"I know," said Lucy, softened on the spot. "But if she only wouldn't—wouldn't make so free with them when they come, and if there might be a little order, and if they could have been postponed till the resident governesses had arrived. But now they are there, all of them, as merry and jocular as you like, running about the place, racing here and there, and devouring all our best fruit, tramping in and out of the greenhouses and conservatory, and making such a noise just over your study. It would be much better to give up Sunnyside—anything would be better than this."
"I don't think so, and you will find after a time that you will like your school friends. Your education will be finished without any extra cost whatever. We are being very well paid for these girls, we know they are all ladies, and your mother will be happy and in her element. How could you turn your dear mother into a precise, stately woman? It isn't in her, and you would not wish it to be."
"I don't know," said Lucy. "I think I would. But, father, you always make me ashamed of myself. You, who suffer so much, are so good, so patient."
"If I am good and patient it is because of my dear wife and my dear daughter," said the man sadly. "And now, Lucy darling, go back to them all and try to help your mother. The governesses will come to-morrow, and the day after lessons will begin. In a week's time you will see perfect order arising out of chaos, and you will be surprised at your present feelings."

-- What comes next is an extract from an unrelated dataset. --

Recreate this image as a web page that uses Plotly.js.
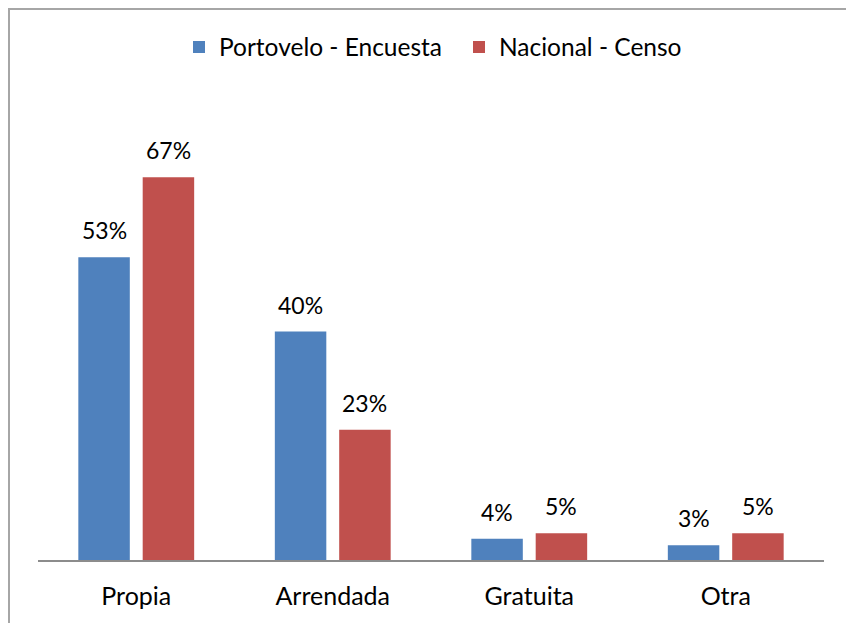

Lucy raised her father's hand to her lips. She loved her mother, but she adored him, with his slight stoop, his scholarly face, his gentle smile, his kindly eyes. There were few men more beloved than Professor Merriman. He had given some really great books to the world, and was a scholar in the truest and best sense of the word. When he instructed Lucy, which he did now and then, she regarded those moments as the happiest and most sacred of her life.
"Well, whatever happens, I have got him," she thought as she turned to go back to the house. "And if it adds any years to his precious life, surely I can endure anything. But I do hope he won't get to like any of those girls. Perhaps he will. Perhaps he will even offer to teach some of them. I sincerely trust none of them are clever. Oh, who is this queer little creature coming to meet me?"
The queer little creature in question, dressed in brown holland, with a small brown hat and cotton gloves, was no other than Phyllis Flower. She ran up to Lucy, and stood in front of her, and said, "Is your father really the great Professor Ralph Merriman?"
"Yes," said Lucy, coloring and smiling, for it was delightful to her to hear the appreciative tone in Phyllis's voice.
"I thought so, but I was not quite sure. Agnes Sparkes and I were arguing about it. Agnes said it couldn't be, but I said it was. I am very glad. I hope we shall see him sometimes."
"He is not well," said Lucy. "He can't be disturbed."